■ **WHAT THE TASK REQUIRES**:
Omit every picture, and retype the lines that run from the beginning of the data below through the line containing "Chart.register(...registerables);", inclusive.

■ **RECORDED DATA**:
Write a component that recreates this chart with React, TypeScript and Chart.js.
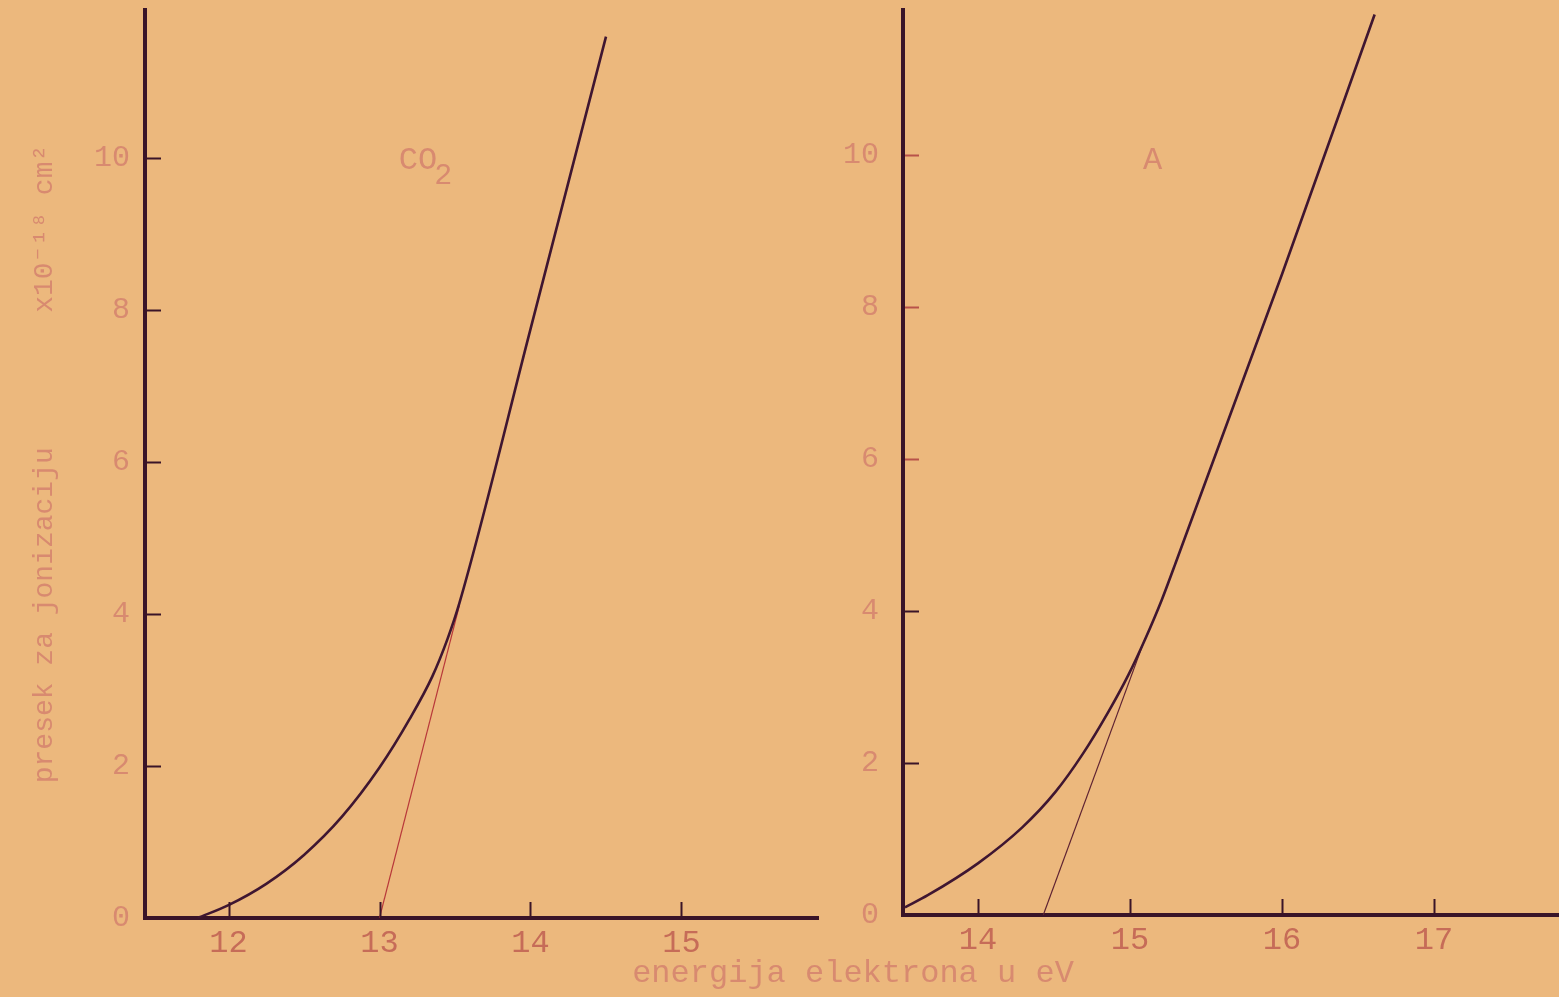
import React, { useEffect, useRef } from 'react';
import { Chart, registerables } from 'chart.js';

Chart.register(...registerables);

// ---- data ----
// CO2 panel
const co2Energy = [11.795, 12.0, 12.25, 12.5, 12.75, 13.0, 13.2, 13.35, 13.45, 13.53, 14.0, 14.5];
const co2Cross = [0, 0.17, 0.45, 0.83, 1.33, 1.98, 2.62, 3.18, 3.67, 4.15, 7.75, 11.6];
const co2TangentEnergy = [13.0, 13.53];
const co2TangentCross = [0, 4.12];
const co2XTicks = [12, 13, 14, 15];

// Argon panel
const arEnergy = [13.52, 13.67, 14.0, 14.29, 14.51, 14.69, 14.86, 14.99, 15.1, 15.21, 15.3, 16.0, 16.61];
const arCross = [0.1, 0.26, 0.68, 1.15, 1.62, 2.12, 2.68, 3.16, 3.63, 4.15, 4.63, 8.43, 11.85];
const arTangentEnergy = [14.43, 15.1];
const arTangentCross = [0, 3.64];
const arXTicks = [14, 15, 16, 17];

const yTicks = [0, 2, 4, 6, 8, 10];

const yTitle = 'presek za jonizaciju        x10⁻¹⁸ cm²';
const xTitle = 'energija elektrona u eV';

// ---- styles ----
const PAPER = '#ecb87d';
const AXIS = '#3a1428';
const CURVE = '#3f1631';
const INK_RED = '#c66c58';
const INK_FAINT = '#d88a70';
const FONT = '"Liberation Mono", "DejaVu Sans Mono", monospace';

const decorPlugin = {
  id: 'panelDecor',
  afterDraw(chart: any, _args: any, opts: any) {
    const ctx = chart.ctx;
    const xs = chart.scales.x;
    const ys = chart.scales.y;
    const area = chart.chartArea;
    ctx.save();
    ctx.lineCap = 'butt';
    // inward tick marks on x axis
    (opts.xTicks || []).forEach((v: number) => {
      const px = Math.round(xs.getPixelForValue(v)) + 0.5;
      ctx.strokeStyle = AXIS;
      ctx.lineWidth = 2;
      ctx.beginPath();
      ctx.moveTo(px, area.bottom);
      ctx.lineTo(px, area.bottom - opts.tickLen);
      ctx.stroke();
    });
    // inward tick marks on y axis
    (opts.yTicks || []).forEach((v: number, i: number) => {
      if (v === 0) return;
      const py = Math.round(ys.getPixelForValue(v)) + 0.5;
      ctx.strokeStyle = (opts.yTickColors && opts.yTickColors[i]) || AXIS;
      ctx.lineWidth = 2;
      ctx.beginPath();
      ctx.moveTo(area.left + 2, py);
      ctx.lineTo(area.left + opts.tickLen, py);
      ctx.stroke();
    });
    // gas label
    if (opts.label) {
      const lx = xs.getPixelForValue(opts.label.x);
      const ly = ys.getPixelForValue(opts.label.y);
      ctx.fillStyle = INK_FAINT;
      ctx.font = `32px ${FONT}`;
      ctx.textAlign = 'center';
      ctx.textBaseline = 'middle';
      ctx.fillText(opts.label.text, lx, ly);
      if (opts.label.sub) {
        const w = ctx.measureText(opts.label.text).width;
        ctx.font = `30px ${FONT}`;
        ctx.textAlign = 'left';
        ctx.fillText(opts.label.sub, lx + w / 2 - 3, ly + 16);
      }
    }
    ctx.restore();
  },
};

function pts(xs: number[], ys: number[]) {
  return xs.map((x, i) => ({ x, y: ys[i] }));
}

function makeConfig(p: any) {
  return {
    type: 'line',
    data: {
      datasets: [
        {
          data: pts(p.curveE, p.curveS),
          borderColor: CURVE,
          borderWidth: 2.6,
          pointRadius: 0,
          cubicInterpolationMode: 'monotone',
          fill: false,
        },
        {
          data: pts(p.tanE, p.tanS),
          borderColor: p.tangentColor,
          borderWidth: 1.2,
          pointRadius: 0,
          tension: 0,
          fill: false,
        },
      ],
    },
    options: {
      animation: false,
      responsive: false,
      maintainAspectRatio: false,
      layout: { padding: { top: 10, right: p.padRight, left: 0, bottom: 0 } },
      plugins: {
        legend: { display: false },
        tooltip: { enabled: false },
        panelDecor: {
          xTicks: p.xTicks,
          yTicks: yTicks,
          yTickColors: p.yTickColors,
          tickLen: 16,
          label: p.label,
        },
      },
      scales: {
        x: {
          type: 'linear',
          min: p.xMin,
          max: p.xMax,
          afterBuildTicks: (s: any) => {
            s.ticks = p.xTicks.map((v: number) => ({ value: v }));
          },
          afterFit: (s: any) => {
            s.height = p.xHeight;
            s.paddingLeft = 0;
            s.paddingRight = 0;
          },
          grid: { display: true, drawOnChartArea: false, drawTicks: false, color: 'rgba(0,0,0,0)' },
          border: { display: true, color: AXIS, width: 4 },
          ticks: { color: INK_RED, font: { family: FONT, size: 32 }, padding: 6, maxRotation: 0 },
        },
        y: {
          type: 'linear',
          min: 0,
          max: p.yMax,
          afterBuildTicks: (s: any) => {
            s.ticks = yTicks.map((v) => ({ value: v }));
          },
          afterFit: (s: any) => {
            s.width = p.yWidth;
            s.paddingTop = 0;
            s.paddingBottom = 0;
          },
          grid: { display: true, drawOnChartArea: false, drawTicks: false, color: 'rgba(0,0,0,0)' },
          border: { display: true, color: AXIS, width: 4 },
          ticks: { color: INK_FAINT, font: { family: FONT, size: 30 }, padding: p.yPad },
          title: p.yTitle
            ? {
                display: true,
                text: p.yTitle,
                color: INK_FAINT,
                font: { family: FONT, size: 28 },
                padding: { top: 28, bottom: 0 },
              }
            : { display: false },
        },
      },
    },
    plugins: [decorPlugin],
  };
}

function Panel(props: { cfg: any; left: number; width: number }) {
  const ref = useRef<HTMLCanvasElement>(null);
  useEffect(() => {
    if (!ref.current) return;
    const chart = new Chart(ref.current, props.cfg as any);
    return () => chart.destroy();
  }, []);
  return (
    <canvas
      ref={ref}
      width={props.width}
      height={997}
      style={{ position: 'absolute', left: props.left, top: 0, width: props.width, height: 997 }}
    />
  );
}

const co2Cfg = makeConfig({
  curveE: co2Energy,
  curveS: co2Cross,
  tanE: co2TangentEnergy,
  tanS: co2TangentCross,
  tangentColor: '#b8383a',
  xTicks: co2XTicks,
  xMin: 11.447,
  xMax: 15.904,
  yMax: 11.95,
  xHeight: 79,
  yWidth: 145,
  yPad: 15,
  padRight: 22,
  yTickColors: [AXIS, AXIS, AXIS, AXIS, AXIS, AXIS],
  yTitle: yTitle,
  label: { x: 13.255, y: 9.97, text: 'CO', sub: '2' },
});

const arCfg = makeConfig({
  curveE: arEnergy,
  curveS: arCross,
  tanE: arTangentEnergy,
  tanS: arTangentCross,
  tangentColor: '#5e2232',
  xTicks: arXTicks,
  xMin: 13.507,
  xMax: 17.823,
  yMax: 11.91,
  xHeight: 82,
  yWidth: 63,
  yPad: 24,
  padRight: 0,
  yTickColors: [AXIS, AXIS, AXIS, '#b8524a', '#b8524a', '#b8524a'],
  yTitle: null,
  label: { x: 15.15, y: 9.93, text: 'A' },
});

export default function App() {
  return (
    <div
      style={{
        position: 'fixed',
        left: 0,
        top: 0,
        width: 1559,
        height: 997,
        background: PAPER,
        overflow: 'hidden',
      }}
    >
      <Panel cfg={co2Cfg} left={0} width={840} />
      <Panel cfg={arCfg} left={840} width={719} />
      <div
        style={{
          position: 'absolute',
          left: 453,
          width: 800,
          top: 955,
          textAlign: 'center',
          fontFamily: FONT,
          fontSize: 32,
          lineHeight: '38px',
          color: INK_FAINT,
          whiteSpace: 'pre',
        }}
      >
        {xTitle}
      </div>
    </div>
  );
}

■ **RESULT**:
Write a component that recreates this chart with React, TypeScript and Chart.js.
import React, { useEffect, useRef } from 'react';
import { Chart, registerables } from 'chart.js';

Chart.register(...registerables);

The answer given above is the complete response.